Tuesday, July 6, 2010

This weekend I.....

Ok....you would think that I was really busy this weekend......but it was pretty low key. This is what I did....

1. Went to Walmart....good times.....good times. Not my favorite place to go....but the prices are cheap.

2. Cleaned my floors.....on my hands and knees with a wet wash....followed by a dry towel to not have streaks.

3. Did my laundry.

4. Mowed the lawn....I skipped weed eating and kennel cleaning. I just didn't feel like it.

5. I started my homework again for a medical transcription program I am in....took a hiatus for awhile on it. Felt good to get it going again.

6. I skipped church. What can I say....I just didn't wanna go.

7. I made homemade ice cream and homemade hot fudge. A tradition on the fourth of July for my family.

8. Went and watched a fireworks display. My son didn't like it.....I am not sure why. Probably because it doesn't get dark here at nights until 10:30 pm and he was tired.

And...that is it. Not too productive.....but had a nice time with my little family.

Monday, June 28, 2010

This weekend I.....

My sister has been blogging for quite sometime and she does a weekly blog called, "This Weekend I...." at which point she lists the things she did over the last weekend. Its interesting and thought that I would give it a shot.

I weeded my flower beds.

I cleaned my dog kennel.

I mowed the yard.

I weed whacked the yard.

I sanded the woodwork in preparation of applying more polyeurathane.

I applied more polyeurathane.

I disassembled my sons bed.

I moved two beds.

I assembled a bunkbed.

I cleaned my basement and rearrange furniture.

I grocery shopped at Walmart.

I prepared my next weeks menu for daycare.

I paid the bills.

I went for a bikeride with my son.

I took my son swimming.

I drank two cups of coffee very slowly and just stared.....I love doing that.



Tuesday, June 15, 2010

My big change

I have no pictures to post. I haven't even blogged for quite some time....over two years, I think. I have heavy thoughts right now. Its about a big change I made, and my most precious being in my life....my son.

I opened a daycare to spend more time with Daniel. I could do the raising and not another daycare.

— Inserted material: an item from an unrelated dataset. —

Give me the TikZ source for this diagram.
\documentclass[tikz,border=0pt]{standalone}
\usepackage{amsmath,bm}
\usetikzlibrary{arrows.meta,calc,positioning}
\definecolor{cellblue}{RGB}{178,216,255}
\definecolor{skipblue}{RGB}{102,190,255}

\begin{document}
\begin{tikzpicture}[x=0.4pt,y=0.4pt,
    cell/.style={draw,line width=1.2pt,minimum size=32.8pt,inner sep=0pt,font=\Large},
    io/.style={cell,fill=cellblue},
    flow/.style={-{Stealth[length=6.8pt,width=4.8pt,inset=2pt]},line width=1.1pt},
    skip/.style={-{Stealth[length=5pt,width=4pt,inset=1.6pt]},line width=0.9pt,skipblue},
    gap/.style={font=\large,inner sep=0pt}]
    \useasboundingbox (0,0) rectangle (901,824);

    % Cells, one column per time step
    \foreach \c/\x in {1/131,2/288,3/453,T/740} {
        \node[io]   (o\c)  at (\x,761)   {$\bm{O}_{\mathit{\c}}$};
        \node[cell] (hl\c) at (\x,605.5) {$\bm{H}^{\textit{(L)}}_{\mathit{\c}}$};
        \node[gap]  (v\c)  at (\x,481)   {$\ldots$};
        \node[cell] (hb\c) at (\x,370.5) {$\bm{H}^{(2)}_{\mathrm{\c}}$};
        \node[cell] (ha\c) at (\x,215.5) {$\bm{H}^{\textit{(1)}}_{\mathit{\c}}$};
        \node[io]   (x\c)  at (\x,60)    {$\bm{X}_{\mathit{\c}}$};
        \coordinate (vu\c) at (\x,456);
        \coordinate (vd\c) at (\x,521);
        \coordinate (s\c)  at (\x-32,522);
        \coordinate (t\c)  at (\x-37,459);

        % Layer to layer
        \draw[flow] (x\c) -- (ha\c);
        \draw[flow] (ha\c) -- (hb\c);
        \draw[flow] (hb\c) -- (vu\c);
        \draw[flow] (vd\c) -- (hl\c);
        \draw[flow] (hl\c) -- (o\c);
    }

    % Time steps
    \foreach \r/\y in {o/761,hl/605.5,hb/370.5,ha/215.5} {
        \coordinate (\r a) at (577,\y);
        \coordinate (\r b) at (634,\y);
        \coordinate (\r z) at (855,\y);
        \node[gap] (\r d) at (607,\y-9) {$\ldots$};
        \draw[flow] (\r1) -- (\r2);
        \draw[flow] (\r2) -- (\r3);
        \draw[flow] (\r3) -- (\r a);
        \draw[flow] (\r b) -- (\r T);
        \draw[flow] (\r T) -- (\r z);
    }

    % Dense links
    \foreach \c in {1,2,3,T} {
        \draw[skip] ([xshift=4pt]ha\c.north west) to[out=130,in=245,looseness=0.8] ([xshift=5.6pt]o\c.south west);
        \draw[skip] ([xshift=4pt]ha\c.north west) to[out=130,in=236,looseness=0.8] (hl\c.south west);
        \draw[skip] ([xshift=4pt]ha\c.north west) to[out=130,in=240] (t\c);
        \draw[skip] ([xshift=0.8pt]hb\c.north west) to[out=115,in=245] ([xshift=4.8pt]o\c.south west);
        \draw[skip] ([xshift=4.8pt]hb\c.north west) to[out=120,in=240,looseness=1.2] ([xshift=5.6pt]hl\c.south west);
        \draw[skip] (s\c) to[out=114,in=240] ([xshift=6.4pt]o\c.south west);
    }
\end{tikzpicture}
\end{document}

Over the past five years, I have always received great reports about Daniel's behavior. Who he plays well with, etc.

I have been shocked at his behavior. More importantly, I have been shocked at mine. I have been approaching his behavior with a combative attitude. He must be testing me. Yadda, yadda, yadda. I called my mom tonight for some advise. This is what she pointed out to me and suggested to me.

I have a little boy that is an only child. He has only ever had to play with his things, in his house, and take his time for everything. He has never had to share things in his house. Nor, his toys. I have not given Daniel any space to claim as his own. I have taken all of that away in the matter of a day.

So.....this is what I am going to do. Tonight, I will seperate all of his birthday and Christmas toys and give my boy his bedroom back. Full of his toys that he likes the best. When the kids get to be too much for him.....Daniel can have a retreat. When he doesn't want to share, he can go to his room and play with his things. If he wants to chill and just watch a movie alone, he can go to his room.